Something more sci-fantasy would be pretty cool I think. When I say technology I don't mean computers and spaceships. I just mean ancient tools that are essentially 'magical' because the current species can't understand how they work. Something like that, or some setting having to do with maybe an extra-terrestrial invasion, but fantasy style.
 


I'd like to see a Dying Earth style setting.

Like er, Vance's Dying Earth or Clark Ashton Smith's Zothique stuff. Or even the Barsoom stuff probably qualifies.

Dark Sun is sort of one, but's almost more a scorched earth setting, focusing on survival.

I really mean just a really old world where civilization has largely collapsed and things are weird and decadent.

That way you could pretty much support everything.
 

I'd actually kind of like to see what Rich Burlew cooked up.

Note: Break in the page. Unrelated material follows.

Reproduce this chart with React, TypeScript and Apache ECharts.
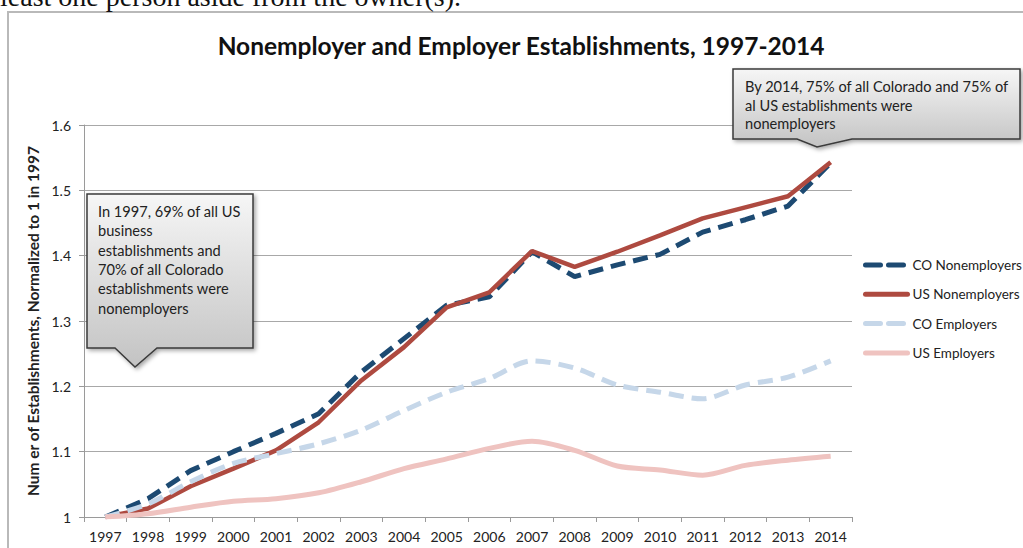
import React, { useEffect, useRef } from "react";
import * as echarts from "echarts";

const years = ["1997","1998","1999","2000","2001","2002","2003","2004","2005","2006","2007","2008","2009","2010","2011","2012","2013","2014"];
const coNonemployers = [1.0, 1.028, 1.071, 1.1, 1.128, 1.158, 1.222, 1.273, 1.324, 1.337, 1.406, 1.368, 1.386, 1.402, 1.436, 1.455, 1.476, 1.542];
const usNonemployers = [1.0, 1.013, 1.047, 1.074, 1.102, 1.145, 1.209, 1.26, 1.321, 1.344, 1.407, 1.383, 1.406, 1.431, 1.457, 1.474, 1.491, 1.543];
const coEmployers = [1.0, 1.02, 1.054, 1.082, 1.097, 1.112, 1.133, 1.163, 1.191, 1.212, 1.239, 1.228, 1.202, 1.191, 1.181, 1.202, 1.214, 1.239];
const usEmployers = [1.0, 1.005, 1.015, 1.024, 1.028, 1.037, 1.054, 1.074, 1.089, 1.105, 1.116, 1.102, 1.078, 1.072, 1.064, 1.079, 1.087, 1.093];
const seriesNames = ["CO Nonemployers", "US Nonemployers", "CO Employers", "US Employers"];

const titleText = "Nonemployer and Employer Establishments, 1997-2014";
const yAxisTitle = "Num er of Establishments, Normalized to 1 in 1997";
const callout1 = "In 1997, 69% of all US\nbusiness\nestablishments and\n70% of all Colorado\nestablishments were\nnonemployers";
const callout2 = "By 2014, 75% of all Colorado and 75% of\nal US establishments were\nnonemployers";
const topText = "least one person aside from the owner(s).";

const FONT = "Lato, 'Open Sans', sans-serif";

export default function App() {
  const ref = useRef<HTMLDivElement>(null);
  useEffect(() => {
    if (!ref.current) return;
    const chart = echarts.init(ref.current, null, { renderer: "svg" });
    const grad = () =>
      new echarts.graphic.LinearGradient(0, 0, 0, 1, [
        { offset: 0, color: "#f6f6f6" },
        { offset: 1, color: "#c3c3c3" },
      ]);
    const calloutStyle = () => ({
      fill: grad(),
      stroke: "#3a3a3a",
      lineWidth: 1.5,
      shadowBlur: 4,
      shadowColor: "rgba(0,0,0,0.35)",
      shadowOffsetX: 2,
      shadowOffsetY: 2,
    });
    chart.setOption({
      animation: false,
      backgroundColor: "#ffffff",
      grid: { left: 84, right: 171, top: 125, bottom: 31, containLabel: false },
      legend: {
        orient: "vertical",
        left: 863,
        top: 258,
        padding: 0,
        itemWidth: 42,
        itemHeight: 14,
        itemGap: 15.3,
        data: seriesNames,
        itemStyle: { opacity: 0 },
        lineStyle: { width: 5, cap: "round" },
        textStyle: { fontFamily: FONT, fontSize: 13.5, color: "#222" },
      },
      xAxis: {
        type: "category",
        data: years,
        boundaryGap: true,
        axisLine: { lineStyle: { color: "#9a9a9a", width: 1 } },
        axisTick: { show: true, length: 5, lineStyle: { color: "#9a9a9a" } },
        axisLabel: { fontFamily: FONT, fontSize: 14, color: "#222", margin: 12, interval: 0 },
        splitLine: { show: false },
      },
      yAxis: {
        type: "value",
        min: 1,
        max: 1.6,
        interval: 0.1,
        name: yAxisTitle,
        nameLocation: "middle",
        nameRotate: 90,
        nameGap: 33,
        nameTextStyle: { fontFamily: FONT, fontSize: 15.5, fontWeight: "bold", color: "#222" },
        axisLine: { show: true, lineStyle: { color: "#9a9a9a", width: 1 } },
        axisTick: { show: true, length: 5, lineStyle: { color: "#9a9a9a" } },
        axisLabel: {
          fontFamily: FONT,
          fontSize: 14,
          color: "#222",
          margin: 13,
          formatter: (v: number) => String(Math.round(v * 10) / 10),
        },
        splitLine: { show: true, lineStyle: { color: "#a8a8a8", width: 1 } },
      },
      series: [
        {
          name: seriesNames[0],
          type: "line",
          data: coNonemployers,
          symbol: "none",
          lineStyle: { color: "#1d4a72", width: 5, type: [15, 8] },
          itemStyle: { color: "#1d4a72" },
        },
        {
          name: seriesNames[1],
          type: "line",
          data: usNonemployers,
          symbol: "none",
          lineStyle: { color: "#ae4a40", width: 4.5 },
          itemStyle: { color: "#ae4a40" },
        },
        {
          name: seriesNames[2],
          type: "line",
          data: coEmployers,
          symbol: "none",
          smooth: 0.3,
          lineStyle: { color: "#c6d7e9", width: 5, type: [15, 8] },
          itemStyle: { color: "#c6d7e9" },
        },
        {
          name: seriesNames[3],
          type: "line",
          data: usEmployers,
          symbol: "none",
          smooth: 0.3,
          lineStyle: { color: "#efc3c0", width: 5 },
          itemStyle: { color: "#efc3c0" },
        },
      ],
      graphic: [
        {
          type: "rect",
          z: -10,
          silent: true,
          shape: { x: 8, y: 12, width: 1040, height: 580 },
          style: { fill: "#ffffff", stroke: "#b9b9b9", lineWidth: 2 },
        },
        {
          type: "text",
          z: 100,
          x: 0,
          y: -4,
          style: {
            text: topText,
            font: "28px 'Liberation Serif', serif",
            fill: "#111",
            verticalAlign: "middle",
          },
        },
        {
          type: "text",
          z: 100,
          x: 521,
          y: 45,
          style: {
            text: titleText,
            font: `bold 24.5px ${FONT}`,
            fill: "#111",
            align: "center",
            verticalAlign: "middle",
          },
        },
        {
          type: "polygon",
          z: 100,
          shape: {
            points: [[87, 194], [253, 194], [253, 348], [157, 348], [135, 367], [115, 348], [87, 348]],
          },
          style: calloutStyle(),
        },
        {
          type: "text",
          z: 101,
          x: 98,
          y: 202,
          style: {
            text: callout1,
            font: `14.6px ${FONT}`,
            lineHeight: 19.3,
            fill: "#222",
            verticalAlign: "top",
          },
        },
        {
          type: "polygon",
          z: 100,
          shape: {
            points: [[733, 69], [1020, 69], [1020, 139], [852, 139], [817, 147], [797, 139], [733, 139]],
          },
          style: calloutStyle(),
        },
        {
          type: "text",
          z: 101,
          x: 745,
          y: 77,
          style: {
            text: callout2,
            font: `14.6px ${FONT}`,
            lineHeight: 18.7,
            fill: "#222",
            verticalAlign: "top",
          },
        },
      ],
    });
    return () => chart.dispose();
  }, []);
  return (
    <div
      ref={ref}
      style={{ position: "fixed", left: 0, top: 0, width: 1023, height: 548 }}
    />
  );
}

My curiosity burns furiously knowing we won't ever know otherwise.
 


In my own homebrew world I have a myriad of cultures (based off various known cultures).

But they were not created in a bubble.

You can have "gothic-noire" style games/plots/regions and "high magic South America" with a "high fantasy Arabian-flavored nation" and "european medieval realism", "eastern" philosophy or feudal make-up with "pseudo-rennaissance" levels of technologies all inhabiting the same world....heck, laser blasters and "space/spell ships" if you want.

Sure you can.

But these "ancient tribal peoples" using bone-tipped spears a week (or even a month's) journey from where an "Ottoman"-style empire have guns and flying ships that abuts the "Count's evil-infested realm" on the other side of that hill...just ruffles my feathers.

Develop worlds that "make sense." Where peoples and nations have interaction (or not) and influence each other (or have some reason not to: xenophobia, cultural taboos, varying resources or the competition thereof, generational "hard feelings" from some unforgotten -or ongoing- war/atrocity, etc..). Common ancestries/origins, intertwining histories, complementary (or competing, but not utterly unrelated) religions or pantheons, utterly foreign language branches and disparate levels of technology. How many "hidden valleys" and "lost/forgotten kingdoms" can one world contain?

Yes, obviously, it's a fantasy game of imagination. The answer, technically, is "as many as I want." I understand that.

Yes, you can and should have diversity. Who wants to adventure in a world where everything is the same? blech. What's to explore in a world like that?

But I don't want a setting that looks like or, perhaps more importantly, makes me feel like I'm in Epcot Center.

We just defeated this demi-plane/pocket dimension seeping into our world of vampires and werewolves. Tomorrow? After a night at the inn, you're in the desert sultanate being controlled by a djinn and invaded by sandstorm demons. Two days later, you're swashbuckling on the coast with sidearms...but the desert people never saw a "boom stick" before and the clerics of the sea-faring populace's Ocean God can detect/effect a vampire a mile away...with their solar-powered photon disruptor maces that channel the sun...?

Variety is the spice of life to be sure. And all of these have a place and are/can be great fun. But, trends of the music industry aside, "mash-ups" aren't necessarily the best way to build a "believable" world/setting...imho.

I think the suggestion of "homebrew" as the default with guides and tips for all of the various elements of setting creation is the best idea/way to go.

"DIY/Make your own as you go" should be[come] the norm for those who don't prefer to use an already published world. And really shouldn't be as "daunting" as many seem to feel it is.

Have fun and happy "default setting"-building.
Carry on. :)
--SD
 

The problem with official settings always is, that they are expected to include all the options that the game offers. But I'd like a setting in which it is not the game rules that determine what exists in the world, but that stands on it's own feet and includes only the rules for things that are part of it, and ignores rules for stuff that is not.
But that's for homebrewers and third-party publishers, I guess.
 

The problem with official settings always is, that they are expected to include all the options that the game offers. But I'd like a setting in which it is not the game rules that determine what exists in the world, but that stands on it's own feet and includes only the rules for things that are part of it, and ignores rules for stuff that is not.
But that's for homebrewers and third-party publishers, I guess.

3E Oriental Adventures by WotC did this. They included Rokugan as a default setting, but Rokugan only used about half the rules presented in the rules chapters of the book.
 

True, I didn't think of that.

But that was only a single book and also quite early 3.0, when the business model did not appear to be so focused on "HERE ARE MORE SPLATBOOKS WITH MORE OPTIONS YOU MUST ALL HAVE!!!".